Pearson had been operating his own Toronto-area Toyota dealership until last fall when he sold his business and retired.
For the last seven years, he had kept his hand in the advertising business as president of the Toronto-area dealer association, which uses Saatchi as its agency.
Pearson says he gained a lot of insight into the ad business working with an agency from the client side.
He says if he were to assess some of the recommendations he made while he worked on car accounts such as Hyundai, Mercedes-Benz and Fiat, he is certain he would find some of them naive, because agencies and clients tend to approach a problem from different perspectives.
‘I’ve been talking to a couple of people here,’ says Pearson, ‘saying I’m going to get them on a showroom floor to experience what selling a car is all about.
‘Because, until you’ve experienced it, felt it and really know what the process is all about, you can’t imagine what it is.’
Pearson began his career with Ogilvy & Mather Canada and held positions with the network in Australia and New York. When the agency bought a shop in Singapore, he became managing director there for nearly five years.
When he returned to Canada, he spent a year with McCann-Erickson and ended up as a partner in Straiton Pearson Martin Holman.
The Toronto agency, which had Hyundai on its client roster, operated for more than a dozen years.
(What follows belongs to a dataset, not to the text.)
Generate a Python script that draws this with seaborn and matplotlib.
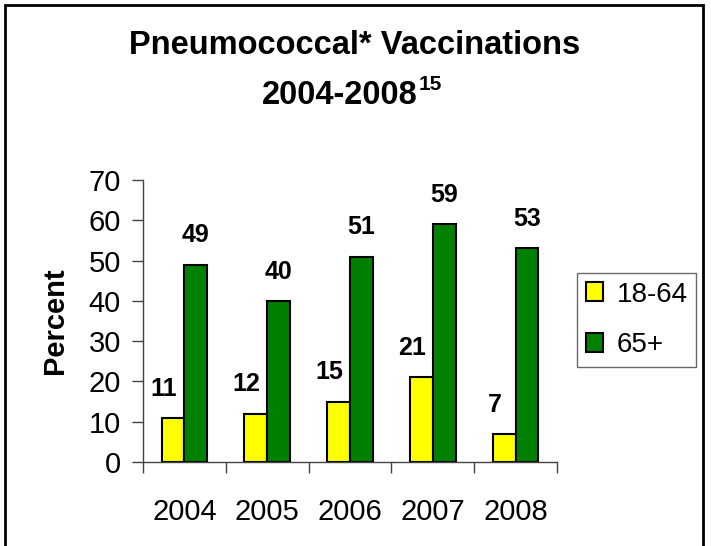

About 10 years ago, the shop was sold to Saatchi & Saatchi which then rolled it into Bates Canada (then Backer Spielvogel Bates).
Pearson is getting his feet wet on the Toyota business at the busiest time of the year, the new model season, during which Toyota is launching a redesigned and re-engineered Camry.
Advertising for Camry and the rest of the lineup is intended to shed the carmaker’s conservative image and show the younger, hipper side of Toyota.
Toyota is building on the image it portrayed in its Paseo and Tercel Sport car advertising earlier this year, which itself followed the success of the ‘Ties’ campaign launched by Dentsu Cadence, the Toyota truck creative agency.